01/06/2010 12:00AM

Sale of Maryland tracks delayed


An auction of Pimlico Race Course and Laurel Park scheduled for Friday has been postponed to Jan. 21 after the tracks' parent company, Magna Entertainment Corp., asked a Delaware bankruptcy judge for more time to come to terms with potential bidders for the two Maryland tracks.

Judge Mary Walrath agreed to postpone the auction at a hearing on Tuesday, when she also ruled that Magna could choose to void a side agreement that would have allowed the former owners of Laurel and Pimlico to share in any revenues from casino-style gambling at either of the two tracks. The side agreement, struck in 2002 when Magna bought majority shares in the tracks, would have depressed the value of the tracks at auction because it entitled the former owners, including Joe and Karin De Francis, to as much as 50 percent of the profits annually from slot machines if the tracks were to receive a gambling license.
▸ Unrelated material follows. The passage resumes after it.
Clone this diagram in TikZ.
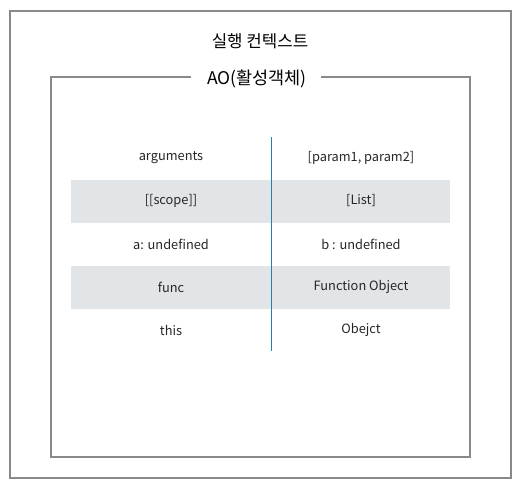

Joe De Francis said on Wednesday that the group would consider appealing the judge's decision, but he also said that he "wasn't surprised" by the ruling.

"Bankruptcy courts tend to bend over backwards to allow companies to get out from under any pre-petition contracts that may have an impact on the ability of the company to market its assets," De Francis said. In addition, De Francis claimed that Magna would need to compensate the group for selling the properties unencumbered by the contract, and that his group would work with Magna to determine the amount of the compensation.

Six entities have submitted bids for the two tracks, according to officials involved in Magna's bankruptcy, including the De Francis family, and all six bidders have said that they intend to pursue slot-machine gambling at Laurel despite the state's rejection of an earlier license application by Magna. The company was disqualified from the licensing process early in 2009 when it failed to include a $27.5 million fee with its application, as required by the state's gambling authority. Magna filed for bankruptcy shortly thereafter.

Though Maryland voters approved casino-style gambling at five locations in November 2008, various projects to build casinos have been held up by the political maneuvering that commonly accompanies the slots-licensing process in states that have authorized limited casino licenses. In Anne Arundel County, where Laurel is located, the county commission on Dec. 21 gave zoning approval to the Cordish Cos. to build a casino at a nearby mall after a 10-month delay, but opponents of the project, including anti-gambling groups, Magna, and, presumably, whichever entity wins the bids for the tracks, have vowed to fight the approval. Only one gambling license is allowed for Anne Arundel County under the referendum passed by voters.

The Cordish Cos. has acknowledged that it is one of the bidders for Pimlico and Laurel, along with the De Francis family, Penn National Gaming Inc., and Blow Horn Equity Group, which is headed by Jeff Seder, the owner of a racehorse consulting company. Magna has declined to identify the other two bidders, though MI Developments, its parent company and largest creditor, is widely believed to have submitted a bid. In statements accompanying documents filed with the SEC earlier this year, MI Developments said it intended to bid on all the properties Magna planned to auction off in 2010.

Brian Rosen, the lead attorney for Magna, said the company hopes to reach a stalking-horse deal with the lead bidder for the Maryland tracks this week. The agreement will form the basis for the auction on Jan. 21, and will be distributed to the other bidders for review. He would not identify the lead bidder, but De Francis said it was "definitely" not his family's bid.

Language will also be inserted into the deal that gives the state of Maryland the right to sue any company that cancels or moves Pimlico's Preakness Stakes, the second leg of the Triple Crown, to satisfy concerns raised by Maryland legislators, Rosen said. All bidders will have to agree to the language in order to buy the tracks, according to Rosen.

The rulings on Tuesday came five days before Magna is scheduled to appear back in court to defend the ability of MI Developments to use credit in any bids for Magna's properties. Magna owes MI Developments $435 million, and both companies are controlled by Magna's chairman, Frank Stronach. Magna's creditors' committee filed a lawsuit in 2009 seeking to block any use of credit in bids by MI Developments, in an effort to ensure that Magna receives cash for its properties.

Magna, which filed for bankruptcy last March, is attempting to sell its properties at auction in order to pay down hundreds of millions of dollars in debt. The company has already reached agreements to sell Remington Park in Oklahoma and the operating assets of Lone Star Park in Texas for a total of approximately $130 million, but needs to raise possibly $200 million or more in sales proceeds - or a debt swap with MI Developments - to successfully restructure, according to officials involved in the bankruptcy planning.

Magna is scheduled to take bids on its remaining properties, including Santa Anita Park in Southern California, Golden Gate Fields in Northern California, and Gulfstream Park in Florida, on Feb. 10. An auction for the properties is scheduled to take place on Feb. 25, but most of the dates associated with the bankruptcy have been pushed back for various reasons, and it's likely that the outcome of the Jan. 11 hearing will have an effect on the scheduling.